Marriage will happen - at some point - but not now, not yet, not while there's fun to be had. And kids? As a 27 year old girl who spends her nights surrounded by mostly single friends, and mornings in bed with a hangover and the vague but cheering memories from the night before, the idea of being responsible for a child is nothing short of terrifying.
But she's not so sure if it's all going to work out well:
There's an edge to it; a desperation creeping in, a scrabble to locate the nearest hot man in any given vicinity.
If you squint and look around the pub at 11pm on a Saturday night, over at the group of girls laughing, dancing, hugging, chatting and doing shots, you can sometimes see and hear the point at which the old generation, the one that told us we'd be settled by 30, is meeting this new one; where you can have it all - but later, and detect a bit of panic. It's in our conversations and the back of our minds; the way we search the people at the bar.
This doing it later stuff, it's a nice idea in our heads, and we're doing it with gusto. But our hearts haven't quite caught up yet.
So, are we too old? No, we're not too old. We don't look it, we don't feel it, we don't realise it.
But if by some stretch of the imagination it turns out we are, then we'll surely be the first generation to know about it.
But they're not the first generation. There have been several generations of middle-class English women since the 1880s which have failed to launch.
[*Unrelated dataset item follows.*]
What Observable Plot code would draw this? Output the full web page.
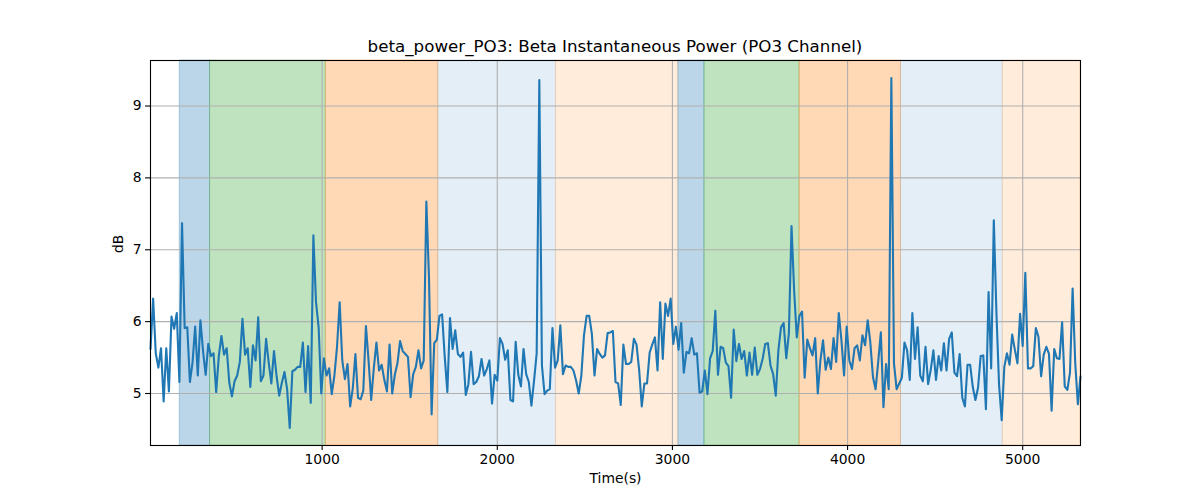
<!DOCTYPE html>
<html>
<head>
<meta charset="utf-8">
<script src="https://cdn.jsdelivr.net/npm/d3@7"></script>
<script src="https://cdn.jsdelivr.net/npm/@observablehq/plot@0.6"></script>
<style>
  html, body { margin: 0; padding: 0; background: #fff; }
  #wrap { width: 1200px; height: 500px; position: relative; font-family: "DejaVu Sans", sans-serif; }
  #title { height: 59px; box-sizing: border-box; padding-top: 36px; line-height: 20px; font-size: 16.7px; text-align: center; padding-left: 30px; color: #000; }
  svg { display: block; }
</style>
</head>
<body>
<div id="wrap">
  <div id="title">beta_power_PO3: Beta Instantaneous Power (PO3 Channel)</div>
  <div id="chart"></div>
</div>
<script>
// Sampling of the series (seconds)
const startTime = 20;
const stepTime = 15;

// Beta instantaneous power, dB
const powerDb = [
  5.62,
  6.32,5.56,5.36,5.63,4.89,5.63,5.03,6.07,5.9,6.12,5.16,7.37,5.91,5.92,5.16,5.43,5.93,5.25,6.02,5.59,
  5.26,5.69,5.52,5.56,5.02,5.52,5.8,5.54,5.63,5.15,4.96,5.17,5.25,5.44,6.04,5.54,5.63,5.09,5.67,5.46,
  6.06,5.17,5.25,5.76,5.43,5.14,5.59,5.24,4.97,5.15,5.3,5.06,4.52,5.31,5.33,5.37,5.37,5.71,5.02,5.66,
  4.87,7.2,6.27,5.92,5.0,5.49,5.25,5.35,4.99,5.25,5.65,6.27,5.46,5.2,5.41,4.82,5.07,5.55,4.94,4.92,
  5.04,5.94,5.46,4.91,5.35,5.71,5.32,5.4,5.19,5.03,5.68,5.0,5.26,5.42,5.73,5.59,5.55,5.51,4.95,5.27,
  5.37,5.6,5.35,5.46,7.67,6.62,4.71,5.7,5.75,6.08,6.1,5.51,5.02,6.05,5.62,5.88,5.55,
  5.51,5.57,4.98,5.13,5.58,5.13,5.16,5.24,5.48,5.25,5.34,5.46,4.86,5.26,5.18,5.77,5.69,5.47,5.6,4.91,
  4.89,5.72,5.26,5.1,5.62,5.27,5.16,4.83,5.18,5.56,9.36,5.39,4.99,5.04,5.06,5.91,5.36,5.46,5.95,5.27,
  5.39,5.37,5.37,5.32,5.18,5.0,5.25,5.81,6.08,6.08,5.83,5.25,5.62,5.55,5.5,5.53,5.84,
  5.85,5.87,5.16,5.14,4.84,5.68,5.41,5.41,5.44,5.76,5.68,5.33,4.82,5.14,5.14,5.57,5.68,5.78,5.32,6.27,
  5.48,6.25,6.08,6.32,5.69,5.93,5.61,5.98,5.29,5.58,5.56,5.77,5.54,5.56,5.01,5.03,5.32,4.99,5.49,5.59,
  6.15,5.26,5.65,5.63,5.43,5.38,4.94,5.89,5.45,5.69,5.48,5.59,5.25,5.57,5.26,5.64,5.26,
  5.34,5.48,5.69,5.7,5.39,5.27,4.97,5.6,5.92,5.98,5.49,5.84,7.33,6.43,5.78,6.08,6.14,5.22,5.75,5.63,
  5.53,5.77,5.0,5.46,5.74,5.33,5.5,5.34,5.77,5.44,6.12,5.74,5.25,5.93,5.46,5.34,5.63,5.67,5.46,5.81,
  5.67,6.02,5.71,5.23,5.06,5.44,5.85,4.81,5.41,5.06,9.39,5.42,5.06,5.14,5.22,5.71,5.6,
  5.19,6.12,5.48,5.92,5.25,5.17,5.65,5.13,5.33,5.6,5.19,5.52,5.32,5.7,5.32,5.76,5.85,5.29,5.24,5.55,
  4.94,4.82,5.4,5.4,5.09,4.91,5.08,5.52,5.53,4.78,6.41,5.35,7.41,6.12,5.12,4.63,5.37,5.56,5.4,5.82,
  5.61,5.42,6.11,5.66,6.68,5.35,5.35,5.38,5.91,5.79,5.24,5.54,5.65,5.55,4.76,5.62,5.49,5.48,5.99,5.1,
  5.05,5.29,6.46,5.42,4.85,5.24
];

// Shaded periods
const bandStart = [187, 360, 1021, 1663, 2335, 3034, 3183, 3726, 4305, 4886];
const bandEnd   = [360, 1021, 1663, 2335, 3034, 3183, 3726, 4305, 4886, 5330];
const bandKind  = ["blue", "green", "orange", "lightblue", "lightorange",
                   "blue", "green", "orange", "lightblue", "lightorange"];
const kindColor   = {blue: "#1f77b4", green: "#2ca02c", orange: "#ff7f0e", lightblue: "#1f77b4", lightorange: "#ff7f0e"};
const kindOpacity = {blue: 0.3, green: 0.3, orange: 0.3, lightblue: 0.12, lightorange: 0.15};

// Ticks
const xTicks = [1000, 2000, 3000, 4000, 5000];
const yTicks = [5, 6, 7, 8, 9];

const series = powerDb.map((v, i) => ({t: startTime + i * stepTime, v}));
const bands = bandStart.map((s, i) => ({
  x1: s, x2: bandEnd[i],
  color: kindColor[bandKind[i]], op: kindOpacity[bandKind[i]]
}));

const [vmin, vmax] = d3.extent(powerDb);
const pad = (vmax - vmin) * 0.05;
const xDomain = d3.extent(series, d => d.t);

const chart = Plot.plot({
  width: 1200,
  height: 441,
  marginLeft: 150,
  marginRight: 120,
  marginTop: 1,
  marginBottom: 55,
  style: {fontFamily: "DejaVu Sans, sans-serif", fontSize: "13.9px", color: "#000", background: "#fff"},
  x: {domain: xDomain},
  y: {domain: [vmin - pad, vmax + pad]},
  marks: [
    Plot.rect(bands, {x1: "x1", x2: "x2", fill: d => d.color, fillOpacity: d => d.op,
      stroke: d => d.color, strokeOpacity: d => d.op, strokeWidth: 1}),
    Plot.gridX(xTicks, {stroke: "#b0b0b0", strokeOpacity: 1, strokeWidth: 1.1}),
    Plot.gridY(yTicks, {stroke: "#b0b0b0", strokeOpacity: 1, strokeWidth: 1.1}),
    Plot.line(series, {x: "t", y: "v", stroke: "#1f77b4", strokeWidth: 2.1, strokeLinejoin: "round"}),
    Plot.axisX(xTicks, {tickSize: 4.9, tickPadding: 4, tickFormat: d3.format("d"), label: null, strokeWidth: 1.1}),
    Plot.axisY(yTicks, {tickSize: 4.9, tickPadding: 4, tickFormat: d3.format("d"), label: null, strokeWidth: 1.1}),
    Plot.frame({stroke: "#000", strokeWidth: 1.1}),
    Plot.text(["Time(s)"], {frameAnchor: "bottom", dy: 37, fontSize: 13.9, fill: "#000"}),
    Plot.text(["dB"], {frameAnchor: "left", dx: -32, rotate: -90, fontSize: 13.9, fill: "#000"})
  ]
});
document.getElementById("chart").appendChild(chart);
</script>
</body>
</html>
Generation X women are the most recent to miss out: a report last year showed that 43% of university educated Generation X women are childless.
Is this London Girl's fault? Not really - it seems, in fact, that a boy she really liked was the one to break up with her. But she is representative of a certain kind of woman who is hesitant about family formation where they should be decisive.
Timing does matter when it comes to family. It doesn't work out well if women encourage their male peers to think that they are not required as husbands or fathers until some very late and very vague time in their lives. It doesn't work out well if women wait until the last dwindling years of their fertility to try to have children. It doesn't work out well if men and women become too habituated to a solo lifestyle.